相続人の代理人として、売却手続き全般をお任せ頂くこともできますし、不動産会社の紹介や売却手続きの進め方のアドバイスなどのサポートも可能です。
1-8.相続税の申告
相続が発生した場合に、皆さん気にされているのが相続税の支払いです。
財産の金額によっては数千万円を超える相続税の支払いが発生することも珍しくはありません。多額の相続税が支払えず、大事な不動産を売却せざるを得ない場合もあります。
また、相続税は各種控除や財産の評価方法など複雑な要素が多くあるため、安易に自分で手続きをしてしまうと、本来払う必要がなかった金額まで支払ってしまったり、逆に思わぬ追徴課税が課されてしまったり、というリスクがあります。
当事務所では提携の税理士と協力しながら、どのようにしたら相続税を抑えられるか、相続税の支払方法をどうするかなど、単なる申告にとどまらないしっかりとしたサポートをいたします。
1-9.法定相続情報一覧図の作成・取得(オプション)
法定相続情報一覧図は、今まで大量の戸籍を提出して行ってきた相続手続きを、A4用紙1枚の紙(相続人が多い場合には複数枚になることも)で行えるようになるという大変便利な書類です。
法定相続情報一覧図を取得するために戸籍一式を集めなければならないものの、一度取得してしまえば今後は戸籍一式の代わりに法定相続情報一覧図を提出することができます。
この法定相続情報一覧図は何通でも無料で取得ができるため、複数取得しておいて各金融機関、法務局、税務署などで同時に相続手続きをすることも可能になります(戸籍の場合には1セットしかなければ順次手続きをしていくことになりますし、複数セット用意するには相当の費用がかかります)。
各種相続手続きを急ぐ場合や、短期間でまとめて終わらせたいという場合には、この法定相続情報一覧図の取得をおすすめしています。
1-10.その他の手続き
上記に記載した手続き以外にも、自動車の名義変更や生命保険金の請求手続き、未支給年金や遺族年金の請求など相続に関する手続きはいろいろとあります。
当事務所では、不動産会社や弁護士、税理士、行政書士、社会保険労務士などの各士業と連携し、あらゆる手続きについてサポートできる環境を整えておりますので、お気軽にご相談ください。
2.遺産整理業務を司法書士に依頼するメリット
遺産整理業務を司法書士に依頼すると、以下のようなメリットがあります。
2-1.相続手続きを早く終わらせることができる
法律、税金、行政対応に関して知識、経験を有する専門家が手続きを行いますので、短期間で手続きを終わらせることが可能です。
特に相続税については10ヵ月の期間制限がありますので、専門家に任せた方が安心できます。

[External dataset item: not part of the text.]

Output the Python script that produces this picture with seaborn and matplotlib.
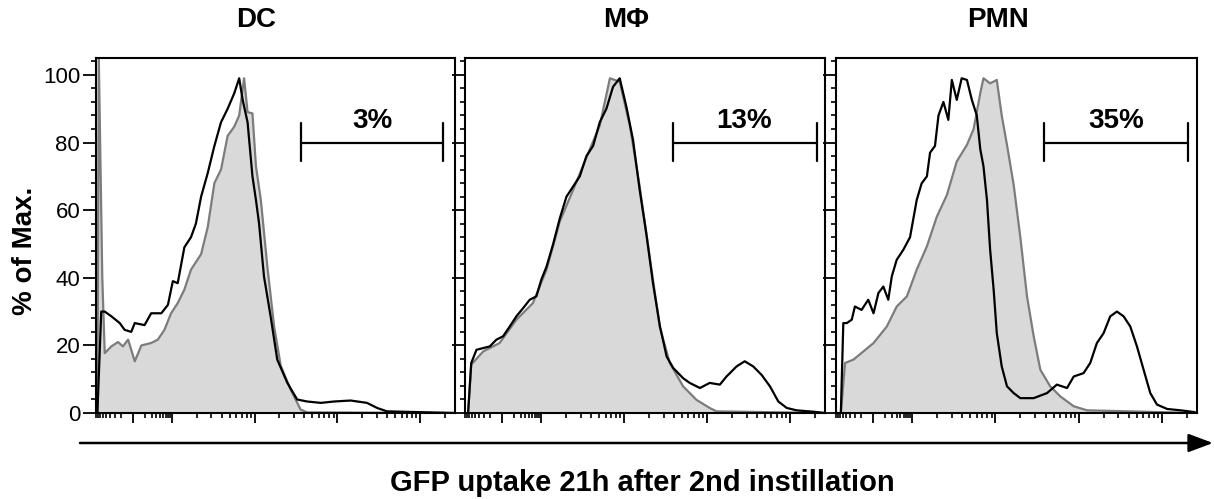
import numpy as np
import matplotlib
matplotlib.use("Agg")
import matplotlib.pyplot as plt
import seaborn as sns

# cell populations and gate results
panels = ["DC", "M\u03a6", "PMN"]
gate_pct = ["3%", "13%", "35%"]
gate_lo = [582, 589, 589]
gate_hi = [991, 1000, 998]

# histograms: fluorescence channel (0-1024) vs % of max
# DC, control (grey filled)
dc_ctrl_x = [0, 4, 14, 21, 40, 59, 73, 88, 107, 126, 154, 173, 192, 211, 230, 249, 268, 297,
             316, 335, 354, 373, 392, 406, 420, 430, 444, 454, 468, 487, 506, 525, 553, 582, 601, 1024]
dc_ctrl_y = [0, 105, 40, 17.7, 19.7, 21, 19.7, 21.7, 15.3, 20, 20.7, 21.7, 24.6, 29.5, 32.5, 36.5,
             42.4, 47, 55, 68, 72, 82, 84.7, 88, 99, 89, 88.6, 73, 63, 43, 25.6, 14, 7, 1, 0.2, 0]
# DC, GFP (black line)
dc_gfp_x = [0, 11, 21, 40, 64, 78, 97, 107, 135, 154, 183, 202, 216, 230, 249, 268, 282, 297, 316,
            335, 354, 373, 392, 406, 416, 430, 444, 454, 463, 477, 496, 515, 544, 572, 601, 640,
            677, 725, 772, 801, 829, 1024]
dc_gfp_y = [0, 30, 30, 28.6, 26.6, 24.6, 24, 26.6, 26, 29.5, 29.5, 32, 39, 38.4, 49, 52, 56, 64, 71,
            79, 86, 90, 94.6, 99, 92.6, 86, 70, 63, 56, 40.4, 28.6, 15.8, 8.9, 4, 3.4, 3.0,
            3.4, 3.7, 3, 1.5, 0.5, 0]

# MPhi, control
mp_ctrl_x = [5, 14, 48, 95, 143, 190, 229, 267, 305, 343, 381, 410, 438, 467, 495, 524, 552, 581,
             619, 657, 695, 714, 1024]
mp_ctrl_y = [0, 14.3, 18.2, 20.7, 27.6, 32.5, 42.4, 56.7, 66, 75.6, 85, 99, 98, 85, 67, 46, 25.6,
             14.8, 7.9, 3.9, 1.5, 0.5, 0]
# MPhi, GFP
mp_gfp_x = [5, 14, 29, 48, 67, 86, 105, 124, 143, 162, 181, 200, 214, 229, 248, 267, 286, 305, 324,
            343, 362, 381, 400, 419, 438, 457, 476, 495, 514, 533, 553, 572, 591, 619, 638, 667,
            695, 724, 743, 772, 795, 819, 843, 867, 891, 915, 943, 1000, 1024]
mp_gfp_y = [0, 14.8, 18.7, 19.2, 19.7, 21.7, 22.7, 25.6, 28.6, 31, 33.5, 34.5, 39.4, 43.3, 50,
            57.6, 64, 67, 70, 76, 79, 86, 90, 96.5, 99, 90.6, 80.8, 66, 53, 38.4, 25.6, 16.7,
            13.3, 10.3, 8.9, 7.4, 8.9, 8.4, 10.8, 13.8, 15.3, 13.8, 11.3, 7.9, 3.4, 1.5, 0.8, 0.3, 0]

# PMN, control
pmn_ctrl_x = [10, 22, 46, 74, 103, 141, 169, 198, 226, 255, 283, 312, 340, 369, 388, 407, 416, 435,
              454, 468, 483, 502, 521, 540, 559, 578, 606, 635, 673, 711, 1024]
pmn_ctrl_y = [0, 14.8, 15.8, 18.2, 20.7, 25.6, 31.5, 34.5, 42.4, 49.3, 58, 64.5, 74.4, 79.3, 84,
              94.6, 99, 97.5, 98.5, 88, 79.3, 67.5, 52, 34.5, 22.7, 12.8, 7.9, 4.9, 2, 0.8, 0]
# PMN, GFP
pmn_gfp_x = [10, 17, 27, 41, 50, 69, 88, 103, 117, 131, 145, 155, 169, 188, 207, 226, 240, 255, 264,
             278, 288, 302, 316, 326, 340, 354, 369, 383, 397, 407, 416, 426, 435, 445, 454, 468,
             483, 502, 521, 559, 597, 625, 654, 673, 701, 720, 739, 758, 777, 796, 815, 834, 853,
             872, 891, 910, 939, 977, 1015, 1024]
pmn_gfp_y = [0, 26.6, 26.6, 27.6, 31.5, 30.5, 33.5, 29.5, 35.5, 37.4, 33.5, 40.4, 45.3, 48.3, 52,
             63, 67.9, 70, 77, 79, 88, 92, 86.7, 98.5, 92.6, 99, 98.5, 92.6, 88, 78, 73, 63, 48.3,
             36.5, 23.6, 13.8, 7.9, 5.9, 4.4, 4.4, 5.9, 8.4, 7.4, 10.8, 11.8, 14.8, 20.7, 23.6,
             28.6, 30, 28.6, 25.6, 19.7, 12.8, 5.9, 2.5, 1.2, 0.8, 0.3, 0]

ctrl_x = [dc_ctrl_x, mp_ctrl_x, pmn_ctrl_x]
ctrl_y = [dc_ctrl_y, mp_ctrl_y, pmn_ctrl_y]
gfp_x = [dc_gfp_x, mp_gfp_x, pmn_gfp_x]
gfp_y = [dc_gfp_y, mp_gfp_y, pmn_gfp_y]

sns.set_style("ticks")
plt.rcParams["font.family"] = ["Liberation Sans", "DejaVu Sans"]
plt.rcParams["axes.linewidth"] = 1.5
plt.rcParams["text.color"] = "black"
plt.rcParams["xtick.color"] = "black"
plt.rcParams["ytick.color"] = "black"
plt.rcParams["axes.edgecolor"] = "black"

# biexponential-like tick layout (no labels on the x axis)
zero, d1 = 102, 213
dec = 237
logk = np.log10(np.arange(2, 10))
x_major = [zero, d1, d1 + dec, d1 + 2 * dec, d1 + 3 * dec]
x_minor = list(zero - logk * (d1 - zero)) + list(zero + logk * (d1 - zero))
for m in x_major[1:]:
    x_minor += [v for v in m + logk * dec if v < 1024]

fig = plt.figure(figsize=(12.14, 4.99), dpi=100)
lefts = [0.0791, 0.3830, 0.6886]
widths = [0.2957, 0.2965, 0.2974]

for i in range(3):
    ax = fig.add_axes([lefts[i], 0.1723, widths[i], 0.7115])
    ax.fill_between(ctrl_x[i], ctrl_y[i], color="#d9d9d9", lw=0)
    sns.lineplot(x=ctrl_x[i], y=ctrl_y[i], ax=ax, color="#7c7c7c", lw=1.6,
                 sort=False, estimator=None)
    sns.lineplot(x=gfp_x[i], y=gfp_y[i], ax=ax, color="black", lw=1.6,
                 sort=False, estimator=None)

    # positive gate
    lo, hi = gate_lo[i], gate_hi[i]
    ax.plot([lo, hi], [80, 80], color="black", lw=1.6)
    ax.plot([lo, lo], [74.4, 85.7], color="black", lw=1.6)
    ax.plot([hi, hi], [74.4, 85.7], color="black", lw=1.6)
    ax.text((lo + hi) / 2, 84.3, gate_pct[i], ha="center", va="baseline",
            fontsize=20, fontweight="bold", color="black")

    ax.set_xlim(0, 1024)
    ax.set_ylim(0, 105)
    ax.set_xticks(x_major)
    ax.set_xticks(x_minor, minor=True)
    ax.set_xticklabels([])
    ax.set_yticks(range(0, 101, 20))
    ax.set_yticks([v for v in range(0, 105, 4) if v % 20], minor=True)
    ax.tick_params(axis="x", which="major", length=7, width=1.3, direction="out")
    ax.tick_params(axis="x", which="minor", length=3.6, width=1.2, direction="out")
    ax.tick_params(axis="y", which="major", length=9.4, width=1.3, direction="out",
                   labelsize=16, pad=2, labelcolor="black")
    ax.tick_params(axis="y", which="minor", length=3.6, width=1.2, direction="out")
    if i > 0:
        ax.tick_params(axis="y", labelleft=False)
    ax.set_xlabel("")
    ax.set_ylabel("")
    for s in ax.spines.values():
        s.set_linewidth(1.5)
        s.set_color("black")

title_x = [0.2109, 0.5157, 0.8217]
for i in range(3):
    fig.text(title_x[i], 0.96, panels[i], ha="center", va="center",
             fontsize=20, fontweight="bold", color="black")

fig.text(25 / 1214, 1 - 251 / 499, "% of Max.", rotation=90, ha="center", va="center",
         fontsize=20, fontweight="bold", color="black")

y_arrow = 1 - 443 / 499
fig.add_artist(matplotlib.patches.FancyArrowPatch(
    (80 / 1214, y_arrow), (1213 / 1214, y_arrow), transform=fig.transFigure,
    arrowstyle="-|>,head_length=0.75,head_width=0.28", mutation_scale=20,
    lw=1.8, color="black", shrinkA=0, shrinkB=0))

fig.text(642 / 1214, 1 - 483 / 499, "GFP uptake 21h after 2nd instillation",
         ha="center", va="center", fontsize=21, fontweight="bold", color="black")

fig.savefig("out.png", dpi=100)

2-2.金融機関による遺産整理業務と比べて費用が安い
銀行や信託銀行などの各金融機関も遺産整理業務を扱っていることがありますが、総じて費用が高額になることが多いです。
さらに、金融機関といっても相続登記や相続税申告など各士業の専権分野の業務を行うことはできませんので、それらの業務は金融機関提携の専門家が行うことになり、その費用が別途発生することになります。
2-3.遠方の手続きも可能
例えば、被相続人が遠方に別荘を所有していた場合には、その別荘の名義変更(相続登記)は遠方の管轄の法務局に申請しなければなりません。
相続登記の申請は郵送ですることも可能ではありますが、申請内容に不備があった場合、遠方にわざわざ出向いて修正するわけにもいきませんので、一旦取り下げて再度手続きし直しということになり、労力と時間がかかります。
当事務所は日本全国どこの不動産でも対応できますので、遠方の不動産であっても変わらず手続きが可能です。